If your heat pump outside is a Rheem, Ruud or Weatherking, (I've also seen old Mammoth Geothermals like this) option 190 = 1.
All other brands will need option 190 to be 0.











The Honeywell VisionPro TH8320 and the TH8321 (with the optional outdoor sensor) allow you to lockout Aux heat untill outdoor temp is 40 degrees.


----------



## Houston204 (Oct 18, 2009)

What is your option 170 setting?


----------



## beenthere (Oct 11, 2008)

Why would you want the temp in your house to drop to 55° before the aux heat kicks on.
If thats what you want. Then just set the thermostat to 55. You'll be cold either way.

Wrong stat if you want the temp to have to drop more then ½° before bringing on the aux heat.


----------



## snappjay (Jan 27, 2010)

Thank you, as always, for the quick responses.

Just as a side note, here is how my wiring looks:
C to C
G to G
Y1 to Y
B/O to O/B 
R to R with RC Jumper
W2 to Aux
E to E
No wire to L

Also, is the 1/2 degree aux kick on normal? Again, I am a noobie in every respect and I thank you for your time.


----------



## beenthere (Oct 11, 2008)

With that line of thermostat yes.

There are some ways to hold it off a little longer. but not much. Its a comfort thermostat. So its designed to hold a very tight temp tolerance.
Big temp swings are not considered to provide comfort.

If you have your aux CPH set to factory recommended 9CPH. Change that to 3. It will hold off the aux heat for a little longer.

Also. Check to make sure the hole where the wires come through is sealed. A cool draft can make it bring on the aux quicker then needed also.


----------



## snappjay (Jan 27, 2010)

Houston204 said:


> What is your option 170 setting?


My 170 is set to 7. Would setting it to 2 completely turn off the aux heat?


----------



## snappjay (Jan 27, 2010)

beenthere said:


> With that line of thermostat yes.
> 
> There are some ways to hold it off a little longer. but not much. Its a comfort thermostat. So its designed to hold a very tight temp tolerance.
> Big temp swings are not considered to provide comfort.
> ...


Thanks for the info! I'll check the sealing as soon as I am able. I may be able to stuff something in there to help out.
How would I check the aux CPH? Thanks guys, you are a huge help to me and the wife.:thumbsup:


----------



## beenthere (Oct 11, 2008)

Installer set.
0250 should be your aux heat CPH setting. See what its set to. Probably at factory setting of 9.


----------



## snappjay (Jan 27, 2010)

beenthere said:


> Installer set.
> 0250 should be your aux heat CPH setting. See what its set to. Probably at factory setting of 9.

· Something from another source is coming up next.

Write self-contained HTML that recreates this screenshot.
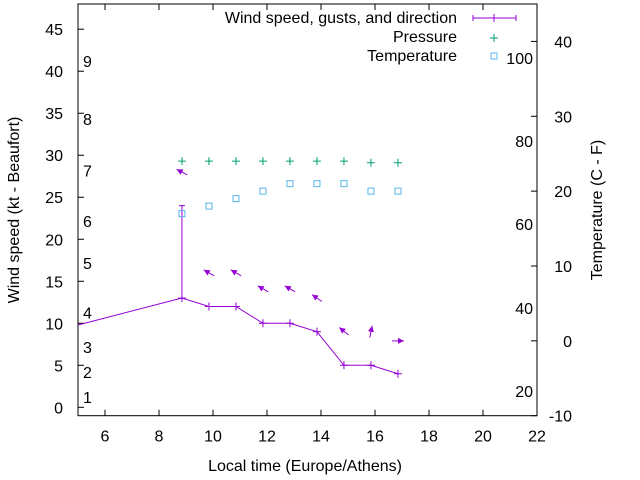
<!DOCTYPE html>
<html><head><meta charset="utf-8"><style>
body{margin:0;background:#fff}
svg{display:block;font-family:"Liberation Sans",sans-serif;font-size:16px}
</style></head><body>
<svg id="c" width="640" height="480" viewBox="0 0 640 480">
<g id="axes"></g><g id="marks"></g>
</svg>
<script>
const times=[8.85,9.85,10.85,11.85,12.85,13.85,14.85,15.85,16.85];
const windSpeed=[13,12,12,10,10,9,5,5,4];
const windStartTime=5, windStartValue=9.8;
const gustTime=8.85, gustLow=13, gustHigh=24;
const pressure=[29.3,29.3,29.3,29.3,29.3,29.3,29.3,29.1,29.1];
const temperature=[17,18,19,20,21,21,21,20,20];
const arrowY=[28,16,16,14.1,14.1,13,9.05,9,7.9];
const arrowDir=[153,150,150,150,150,145,141,79,0];
const xTicks=[6,8,10,12,14,16,18,20,22];
const yTicks=[0,5,10,15,20,25,30,35,40,45];
const y2Ticks=[-10,0,10,20,30,40];
const beaufortLabels=["1","2","3","4","5","6","7","8","9"];
const beaufortY=[1.2,4.2,7.2,11.3,17.2,22.2,28.2,34.3,41.2];
const fahrLabels=["20","40","60","80","100"];
const fahrC=[-6.7,4.4,15.6,26.7,37.8];

const L=78,R=537,T=4,B=415.7;
const X=v=>L+(v-5)/(22-5)*(R-L);
const Y=v=>B-(v+1)/(48+1)*(B-T);
const Y2=v=>B-(v+10)/(45+10)*(B-T);
const NS="http://www.w3.org/2000/svg";
function mk(tag,attrs,parent,text){const e=document.createElementNS(NS,tag);for(const k in attrs)e.setAttribute(k,attrs[k]);if(text!==undefined)e.textContent=text;parent.appendChild(e);return e;}
const ax=document.getElementById('axes'),mg=document.getElementById('marks');
let e;
e=mk('rect',{x:L,y:T,width:R-L,height:B-T,fill:'none',stroke:'#000','stroke-width':1},ax);


xTicks.forEach(t=>{const x=X(t);
mk('line',{x1:x,x2:x,y1:B,y2:B-6,stroke:'#000'},ax);mk('line',{x1:x,x2:x,y1:T,y2:T+6,stroke:'#000'},ax);
e=mk('text',{x:x,y:B+26,'text-anchor':'middle'},ax,t);

});
yTicks.forEach(t=>{const y=Y(t);
mk('line',{x1:L,x2:L+6,y1:y,y2:y,stroke:'#000'},ax);
e=mk('text',{x:L-15,y:y+6,'text-anchor':'end'},ax,t);

});
y2Ticks.forEach(t=>{const y=Y2(t);
mk('line',{x1:R-6,x2:R,y1:y,y2:y,stroke:'#000'},ax);
e=mk('text',{x:R+35,y:y+6,'text-anchor':'end'},ax,t);

});
beaufortLabels.forEach((b,i)=>{e=mk('text',{x:83,y:Y(beaufortY[i])+6},ax,b);

});
fahrLabels.forEach((f,i)=>{e=mk('text',{x:533,y:Y2(fahrC[i])+6,'text-anchor':'end'},ax,f);

});
e=mk('text',{x:305,y:471,'text-anchor':'middle'},ax,'Local time (Europe/Athens)');


e=mk('text',{transform:'translate(19,210) rotate(-90)','text-anchor':'middle'},ax,'Wind speed (kt - Beaufort)');


e=mk('text',{transform:'translate(602,210) rotate(-90)','text-anchor':'middle'},ax,'Temperature (C - F)');



const purple='#9400d3',green='#009e73',blue='#56b4e9';
let pts=[[X(windStartTime),Y(windStartValue)]].concat(times.map((t,i)=>[X(t),Y(windSpeed[i])]));
e=mk('polyline',{points:pts.map(p=>p.join(',')).join(' '),fill:'none',stroke:purple,'stroke-width':1},mg);


times.forEach((t,i)=>{const x=X(t),y=Y(windSpeed[i]);
e=mk('path',{d:`M${x-4},${y}H${x+4}M${x},${y-4}V${y+4}`,stroke:purple},mg);

});
e=mk('path',{d:`M${X(gustTime)},${Y(gustLow)}V${Y(gustHigh)}M${X(gustTime)-3},${Y(gustHigh)}H${X(gustTime)+3}`,stroke:purple},mg);


times.forEach((t,i)=>{const cx=X(t),cy=Y(arrowY[i]),a=arrowDir[i]*Math.PI/180,len=12;
const dx=Math.cos(a)*len/2,dy=-Math.sin(a)*len/2;
const hx=cx+dx,hy=cy+dy,tx=cx-dx,ty=cy-dy;
const ux=dx/(len/2),uy=dy/(len/2),px=-uy,py=ux;
e=mk('g',{},mg);


mk('line',{x1:tx,y1:ty,x2:hx,y2:hy,stroke:purple},e);
mk('polygon',{points:`${hx},${hy} ${hx-ux*6+px*3},${hy-uy*6+py*3} ${hx-ux*6-px*3},${hy-uy*6-py*3}`,fill:purple},e);});
pressure.forEach((p,i)=>{const x=X(times[i]),y=Y(p);
e=mk('path',{d:`M${x-4},${y}H${x+4}M${x},${y-4}V${y+4}`,stroke:green},mg);

});
temperature.forEach((v,i)=>{const x=X(times[i]),y=Y2(v);
e=mk('rect',{x:x-3,y:y-3,width:6,height:6,fill:'none',stroke:blue},mg);

});
const lg=mk('g',{},mg);


e=mk('text',{x:457,y:23,'text-anchor':'end'},lg,'Wind speed, gusts, and direction');


mk('path',{d:'M473,18H516M473,15V21M516,15V21M494,14V22',stroke:purple},lg);
e=mk('text',{x:457,y:42,'text-anchor':'end'},lg,'Pressure');


mk('path',{d:'M490,38H498M494,34V42',stroke:green},lg);
e=mk('text',{x:457,y:61,'text-anchor':'end'},lg,'Temperature');


mk('rect',{x:491,y:53,width:6,height:6,fill:'none',stroke:blue},lg);
</script>
</body></html>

I'm actually not seeing a 0250 option.
Here is the hookup manual for the Tstat:
http://customer.honeywell.com/techlit/pdf/PackedLit/69-2206EF.pdf
On page 18, it jumps from 0240 to 0270...


----------



## beenthere (Oct 11, 2008)

I don't use the box store stats. They have some limitations that the trade stats don't.

So either 240 or 270 will be your setting to use for aux heat.

Set both of them to 3. If 240 is already at 3 and 270 is at 9. then 270 is both emergency and aux CPH setting.


----------